One congregate population, however, has been largely ignored. These are individuals in jails and prisons. Late in 2020, the American Medical Association stated that incarcerated people should be vaccinated before other healthy Americans. It noted that people in prison have a 5.5-fold greater risk of developing COVID-19 than other people, according to a study of state and federal prisons, where social distancing is often impossible. Jails and prisons are not isolated communities. Not only are people released from these facilities, but those who work there can contract the virus and spread it to those outside.
The New York Times reported Jan. 2 that so many guards had fallen ill in both local jails and in state prison systems around the country that in some places, the authorities were shutting them down and transferring inmates elsewhere — to facilities that then became even more crowded. Staffing shortages over many years had already led to greater concentrations of prisoners. According to a NYT database, there had been more than 480,000 confirmed coronavirus infections and at least 2,100 deaths among inmates and guards in prisons, jails, and detention centers nationwide. Although some states such as Mississippi have boasted of low virus rates in their prisons, often few individuals have been tested.
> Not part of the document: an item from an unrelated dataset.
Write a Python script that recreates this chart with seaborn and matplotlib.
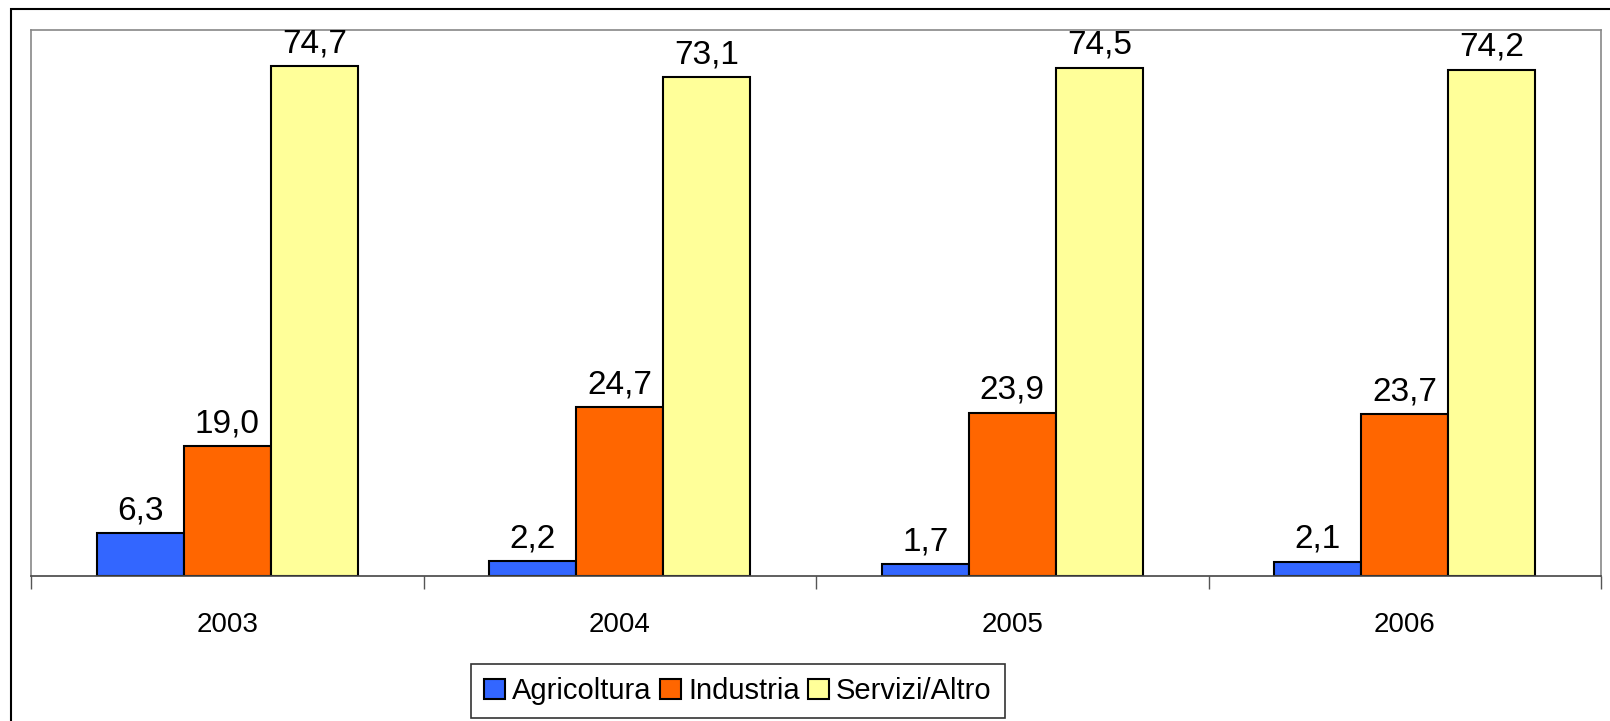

Apart from the practical benefits of early vaccinations, however, is the moral issue. Predictably, one governor said that there was no way that prisoners would receive vaccines before those who had committed no crimes. One individual scoffed at the idea that all he might have to do to get the vaccine was to commit a crime leading to incarceration.
We need to attend to this issue. First, individuals are innocent until proven guilty. People in jails awaiting trials, many of which have been delayed during the pandemic, have not even been convicted of a crime. Second, we hope that those who have been convicted and incarcerated received appropriate sentences. They did not, however, receive a sentence of serious illness and of a greater likelihood of death than the general population. And for those who would give no quarter to prisoners, we know that convicted individuals are sometimes later found innocent of their crimes.
The state of Oregon has the right idea. In early February, Gov. Kate Brown announced that the state would soon offer vaccinations to up to 11,000 inmates in the state’s 14 prisons, after a federal magistrate ordered inoculations in response to disproportionate rates of virus spread and death there.
Incarcerated individuals are human beings. They should not be defined by the worst things they have ever done. They should be treated like others in congregate settings — meaning they should receive vaccines now. As an inmate at Stateville Correctional Center in Illinois, grieving the death of his best friend and cellmate, said in January, “We are all more than our crimes. We are fathers, brothers, uncles, sons, cousins and friends. We matter to people as well.”
Emily Gill is Caterpillar Professor of Political Science Emerita, Bradley University.